We maintain BUY on Lagenda Properties (Lagenda) with an unchanged fair value (FV) ofRM1.79/share. Our FV is based on a discount rate of 30% to our RNAV (Exhibit 4), and a 3% premium to reflect its 4-star ESG rating (Exhibit 5).
The lower FV stems from the lowering of FY23F core net profit (CNP) by 5% after accounting for slower-thanexpected progress billings owing to delayed construction progress, resulting in a possible deferment of launches.
The FV implies an FY24F PE of 8x, at parity to the current average of smaller cap property stocks.
Lagenda’s 9MFY23 CNP of RM106mil came in below expectation, making up 66% of our earlier FY23F earnings and 63% of street’s.
The variance to our forecast was mainly due to lower-thanexpected revenue as a result of slower-than-expected launches in 9MFY23.
Lagenda’s 9MFY23 launches of RM600mil (-23% YoY) were only 40% of its FY23F targeted launch of RM1.5bil. Given the weaker launches, we do not discount the possibility that Lagenda will reschedule a few of its FY23F launches to FY24F.
YoY, Lagenda’s 9MFY23 revenue fell 6%, mainly due to lower revenue recognition from its newly-launched projects in Lagenda Teluk Intan (LTI) and Kedah Darulaman. These projects are still in the early stages of construction progress.
Meanwhile, Lagenda’s 9MFY23 CNP dropped 15% YoY, mainly attributable to the decline in revenue contribution from higher margin projects in Bandar Baru Setia Awan Perdana (BBSAP) and LTI. The portion of revenue recognised from these higher margin projects was down to 47% in 9MFY23 from 62% in 9MFY22.
QoQ, Lagenda’s 3QFY23 revenue grew 11% while CNP improved 17%, primarily attributed to heightened construction activities as well as higher sales conversion from booking, particularly from projects in LTI 3A & 3B and Kedah Darulaman.
In 9MFY23, Lagenda’s new sales rose 44% YoY to RM796mil, attaining 88% of its FY23F sales target of RM900mil (Exhibit 2). We gather that 43% of its 9MFY23 sales were driven by conversion of bookings in Kedah Darulaman Lagenda. The remaining sales contributors were LTI (19%), BBSAP (16%), Lagenda Tropika (14%) and others (8%).

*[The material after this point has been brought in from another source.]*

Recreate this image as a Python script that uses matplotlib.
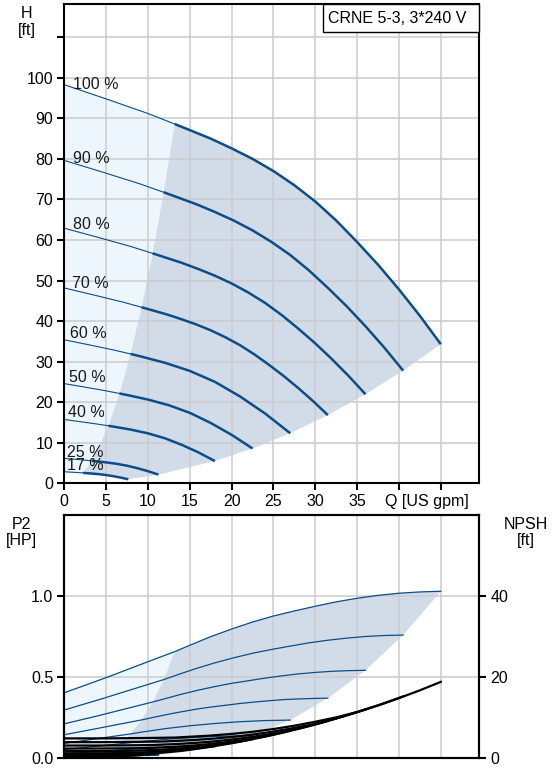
import matplotlib
matplotlib.use("Agg")
import matplotlib.pyplot as plt
from matplotlib.patches import Polygon, Rectangle

# ---------------- data ----------------
speed_labels = ["100 %", "90 %", "80 %", "70 %", "60 %", "50 %", "40 %", "25 %", "17 %"]

# flow points along each speed curve [US gpm]
q100 = [0, 5, 10, 13.2, 15, 17.5, 20, 22.5, 25, 27.5, 30, 32.5, 35, 37.5, 40, 42.5, 45]
q90 = [0, 4.5, 9, 11.88, 13.5, 15.75, 18, 20.25, 22.5, 24.75, 27, 29.25, 31.5, 33.75, 36, 38.25, 40.5]
q80 = [0, 4, 8, 10.56, 12, 14, 16, 18, 20, 22, 24, 26, 28, 30, 32, 34, 36]
q70 = [0, 3.5, 7, 9.24, 10.5, 12.25, 14, 15.75, 17.5, 19.25, 21, 22.75, 24.5, 26.25, 28, 29.75, 31.5]
q60 = [0, 3, 6, 7.92, 9, 12, 15, 18, 21, 24, 27]
q50 = [0, 2.5, 5, 6.6, 7.5, 10, 12.5, 15, 17.5, 20, 22.5]
q40 = [0, 2, 4, 5.28, 6, 8, 10, 12, 14, 16, 18]
q25 = [0, 1.25, 2.5, 3.3, 3.75, 5, 6.25, 7.5, 8.75, 10, 11.25]
q17 = [0, 0.85, 1.7, 2.24, 2.55, 3.4, 4.25, 5.1, 5.95, 6.8, 7.65]

# head [ft]
h100 = [98.3, 94.8, 91.2, 88.6, 87.1, 85.0, 82.6, 80.0, 77.0, 73.5, 69.5, 64.8, 59.5, 53.9, 47.8, 41.3, 34.3]
h90 = [79.62, 76.79, 73.87, 71.77, 70.55, 68.85, 66.91, 64.80, 62.37, 59.54, 56.30, 52.49, 48.20, 43.66, 38.72, 33.45, 27.78]
h80 = [62.91, 60.67, 58.37, 56.70, 55.74, 54.40, 52.86, 51.20, 49.28, 47.04, 44.48, 41.47, 38.08, 34.50, 30.59, 26.43, 21.95]
h70 = [48.17, 46.45, 44.69, 43.41, 42.68, 41.65, 40.47, 39.20, 37.73, 36.02, 34.06, 31.75, 29.16, 26.41, 23.42, 20.24, 16.81]
h60 = [35.39, 34.13, 32.83, 31.90, 31.36, 29.74, 27.72, 25.02, 21.42, 17.21, 12.35]
h50 = [24.58, 23.70, 22.80, 22.15, 21.78, 20.65, 19.25, 17.38, 14.88, 11.95, 8.58]
h40 = [15.73, 15.17, 14.59, 14.18, 13.94, 13.22, 12.32, 11.12, 9.52, 7.65, 5.49]
h25 = [6.14, 5.93, 5.70, 5.54, 5.44, 5.16, 4.81, 4.34, 3.72, 2.99, 2.14]
h17 = [2.84, 2.74, 2.64, 2.56, 2.52, 2.39, 2.23, 2.01, 1.72, 1.38, 0.99]

# shaft power P2 [HP]
p100 = [0.403, 0.496, 0.594, 0.656, 0.695, 0.748, 0.795, 0.838, 0.875, 0.906, 0.935, 0.962, 0.984, 1.002, 1.015, 1.023, 1.027]
p90 = [0.297, 0.366, 0.438, 0.484, 0.513, 0.552, 0.587, 0.618, 0.646, 0.669, 0.690, 0.710, 0.726, 0.739, 0.749, 0.755, 0.758]
p80 = [0.212, 0.261, 0.313, 0.346, 0.366, 0.394, 0.419, 0.441, 0.461, 0.477, 0.493, 0.507, 0.519, 0.528, 0.535, 0.539, 0.541]
p70 = [0.145, 0.179, 0.214, 0.236, 0.250, 0.269, 0.286, 0.302, 0.315, 0.326, 0.337, 0.346, 0.354, 0.361, 0.365, 0.368, 0.370]
p60 = [0.092, 0.114, 0.136, 0.150, 0.159, 0.182, 0.200, 0.214, 0.225, 0.232, 0.235]
p50 = [0.054, 0.067, 0.080, 0.089, 0.094, 0.107, 0.118, 0.126, 0.133, 0.137, 0.139]
p40 = [0.028, 0.035, 0.042, 0.046, 0.049, 0.056, 0.062, 0.066, 0.069, 0.071, 0.072]
p25 = [0.007, 0.009, 0.011, 0.012, 0.013, 0.014, 0.016, 0.017, 0.018, 0.018, 0.018]
p17 = [0.0024, 0.0029, 0.0035, 0.0039, 0.0041, 0.0047, 0.0052, 0.0055, 0.0058, 0.0060, 0.0061]

# NPSH [ft]
n100 = [4.9, 4.9, 5.0, 5.1, 5.3, 5.59, 6.0, 6.52, 7.2, 8.02, 9.0, 10.07, 11.4, 13.02, 14.8, 16.72, 18.8]
n90 = [3.97, 3.97, 4.05, 4.13, 4.29, 4.53, 4.86, 5.28, 5.83, 6.50, 7.29, 8.16, 9.23, 10.55, 11.99, 13.54, 15.23]
n80 = [3.14, 3.14, 3.20, 3.26, 3.39, 3.58, 3.84, 4.17, 4.61, 5.13, 5.76, 6.44, 7.30, 8.33, 9.47, 10.70, 12.03]
n70 = [2.40, 2.40, 2.45, 2.50, 2.60, 2.74, 2.94, 3.19, 3.53, 3.93, 4.41, 4.93, 5.59, 6.38, 7.25, 8.19, 9.21]
n60 = [1.76, 1.76, 1.80, 1.84, 1.91, 2.16, 2.59, 3.24, 4.10, 5.33, 6.77]
n50 = [1.23, 1.23, 1.25, 1.28, 1.33, 1.50, 1.80, 2.25, 2.85, 3.70, 4.70]
n40 = [0.78, 0.78, 0.80, 0.82, 0.85, 0.96, 1.15, 1.44, 1.82, 2.37, 3.01]
n25 = [0.31, 0.31, 0.31, 0.32, 0.33, 0.38, 0.45, 0.56, 0.71, 0.93, 1.18]
n17 = [0.14, 0.14, 0.14, 0.15, 0.15, 0.17, 0.21, 0.26, 0.33, 0.43, 0.54]

x_ticks = [0, 5, 10, 15, 20, 25, 30, 35, 40, 45]
x_ticklabels = ["0", "5", "10", "15", "20", "25", "30", "35", "", ""]
h_ticks = [0, 10, 20, 30, 40, 50, 60, 70, 80, 90, 100, 110]
h_ticklabels = ["0", "10", "20", "30", "40", "50", "60", "70", "80", "90", "100", ""]
p_ticks = [0.0, 0.5, 1.0]
p_ticklabels = ["0.0", "0.5", "1.0"]
npsh_ticks = [0, 20, 40]
npsh_ticklabels = ["0", "20", "40"]
title_text = "CRNE 5-3, 3*240 V"

Q = [q100, q90, q80, q70, q60, q50, q40, q25, q17]
H = [h100, h90, h80, h70, h60, h50, h40, h25, h17]
P = [p100, p90, p80, p70, p60, p50, p40, p25, p17]
N = [n100, n90, n80, n70, n60, n50, n40, n25, n17]

# ---------------- style / layout ----------------
plt.rcParams["font.family"] = ["Liberation Sans", "DejaVu Sans"]
FS = 11.5
BLUE = "#0b4d89"
LIGHT = "#eef6fd"
DARK = "#d1dce8"
GRID = "#cccccc"
JN = 3  # index where thin part ends / operating region begins
W, HT = 555.0, 769.0


def fx(px):
    return px / W


def fy(py):
    return 1 - py / HT


fig = plt.figure(figsize=(5.55, 7.69), dpi=100)
ax = fig.add_axes([fx(64.3), fy(483.3), (479.3 - 64.3) / W, (483.3 - 4) / HT])
axb = fig.add_axes([fx(64.3), fy(758.3), (479.3 - 64.3) / W, (758.3 - 515) / HT])


def regions(ys):
    last = len(Q) - 1
    light = [(Q[0][i], ys[0][i]) for i in range(0, JN + 1)]
    light += [(Q[k][JN], ys[k][JN]) for k in range(1, last + 1)]
    light += [(Q[last][i], ys[last][i]) for i in range(JN - 1, -1, -1)]
    dark = [(Q[k][JN], ys[k][JN]) for k in range(last, -1, -1)]
    dark += [(Q[0][i], ys[0][i]) for i in range(JN + 1, len(Q[0]))]
    dark += [(Q[k][-1], ys[k][-1]) for k in range(1, last + 1)]
    dark += [(Q[last][i], ys[last][i]) for i in range(len(Q[last]) - 2, JN, -1)]
    return light, dark


def style_axes(a):
    for s in a.spines.values():
        s.set_linewidth(1.5)
        s.set_color("black")
    a.tick_params(direction="out", length=5, width=1.5, labelsize=FS, pad=3,
                  color="black")


# ---------------- top: H(Q) ----------------
light, dark = regions(H)
ax.add_patch(Polygon(light, closed=True, facecolor=LIGHT, edgecolor="none", zorder=0.2))
ax.add_patch(Polygon(dark, closed=True, facecolor=DARK, edgecolor="none", zorder=0.3))
for q, h in zip(Q, H):
    ax.plot(q[:JN + 1], h[:JN + 1], color=BLUE, lw=0.8, zorder=2)
    ax.plot(q[JN:], h[JN:], color=BLUE, lw=1.8, zorder=2, solid_capstyle="butt",
            solid_joinstyle="round")

label_pos = [(1.0, 97.15), (1.0, 79.05), (1.0, 62.6), (0.88, 48.1), (0.68, 35.75),
             (0.6, 25.05), (0.48, 16.27), (0.29, 6.41), (0.29, 3.28)]
for lab, (lx, ly) in zip(speed_labels, label_pos):
    ax.text(lx, ly, lab, fontsize=FS, ha="left", va="baseline", color="#1a1a1a", zorder=3)

ax.set_xlim(0, 49.6)
ax.set_ylim(0, 118.2)
ax.set_xticks(x_ticks)
ax.set_xticklabels(x_ticklabels)
ax.set_xticks([43.33], minor=True)
ax.set_xticklabels(["Q [US gpm]"], minor=True)
ax.set_yticks(h_ticks)
ax.set_yticklabels(h_ticklabels)
style_axes(ax)
ax.tick_params(axis="x", which="minor", length=0, labelsize=FS, pad=8)
ax.grid(True, color=GRID, lw=1.1)
ax.set_axisbelow(True)

# title box
ax.add_patch(Rectangle(((323.3 - 64.3) / 415.0, 1 - 27.7 / 479.3),
                       (479.3 - 323.3) / 415.0, 27.7 / 479.3,
                       transform=ax.transAxes, facecolor="white", edgecolor="black",
                       lw=1.0, zorder=5, clip_on=False))
ax.text((328.3 - 64.3) / 415.0, 1 - 19.3 / 479.3, title_text, transform=ax.transAxes,
        fontsize=FS, ha="left", va="baseline", zorder=6)

# ---------------- bottom: P2 and NPSH ----------------
lightp, darkp = regions(P)
axb.add_patch(Polygon(lightp, closed=True, facecolor=LIGHT, edgecolor="none", zorder=0.2))
axb.add_patch(Polygon(darkp, closed=True, facecolor=DARK, edgecolor="none", zorder=0.3))
for q, p in zip(Q, P):
    axb.plot(q, p, color=BLUE, lw=0.9, zorder=2)
axb.set_xlim(0, 49.6)
axb.set_ylim(0, 1.496)
axb.set_xticks(x_ticks)
axb.set_yticks(p_ticks)
axb.set_yticklabels(p_ticklabels)
style_axes(axb)
axb.tick_params(axis="x", length=0, labelbottom=False)
axb.grid(True, color=GRID, lw=1.1)
axb.set_axisbelow(True)

axn = axb.twinx()
for q, n in zip(Q, N):
    axn.plot(q, n, color="black", lw=1.6, zorder=3)
axn.set_ylim(0, 59.84)
axn.set_yticks(npsh_ticks)
axn.set_yticklabels(npsh_ticklabels)
style_axes(axn)

# axis titles
fig.text(fx(26.7), fy(18.3), "H", fontsize=FS, ha="center", va="baseline")
fig.text(fx(26.7), fy(34.5), "[ft]", fontsize=FS, ha="center", va="baseline")
fig.text(fx(21.7), fy(529.3), "P2", fontsize=FS, ha="center", va="baseline")
fig.text(fx(21.7), fy(545.0), "[HP]", fontsize=FS, ha="center", va="baseline")
fig.text(fx(526.0), fy(529.3), "NPSH", fontsize=FS, ha="center", va="baseline")
fig.text(fx(526.0), fy(545.0), "[ft]", fontsize=FS, ha="center", va="baseline")

fig.savefig("out.png", dpi=100)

The group has secured lower outstanding bookings of RM297mil (-15% QoQ) as at 30 September 2023 due to increased sales conversion and minimal launches in 3QFY23. We believe that the bulk of its booking will be converted to sales because the major buyer group comprising public servants typically have a higher sales conversion ratio of 90%.
In October 2023, Lagenda launched the first phase of its township in Mersing, Johor, featuring a total of 360 units of single-storey landed houses. Lagenda’s Mersing township has received strong demand, with bookings >75% as at last week.
As at end-September 2023, unbilled sales rose to RM855mil (+31% YoY, +5% QoQ), representing a cover ratio of 1x FY23F revenue (Exhibit 2). Driven by the fast turnaround of projects (2 to 2.5 years) and adoption of IBS in newer projects, we expect Lagenda’s unbilled sales to be mostly recognised in FY23F and FY24F.
We continue to like Lagenda due to the company’s niche in underserved landed affordable housing developments in second-tier states with a large population of B40 and M40 income groups.
The stock currently trades at a compelling FY24F PE of 5x vs. the industry average of 11x while dividend yields are attractive at 6%.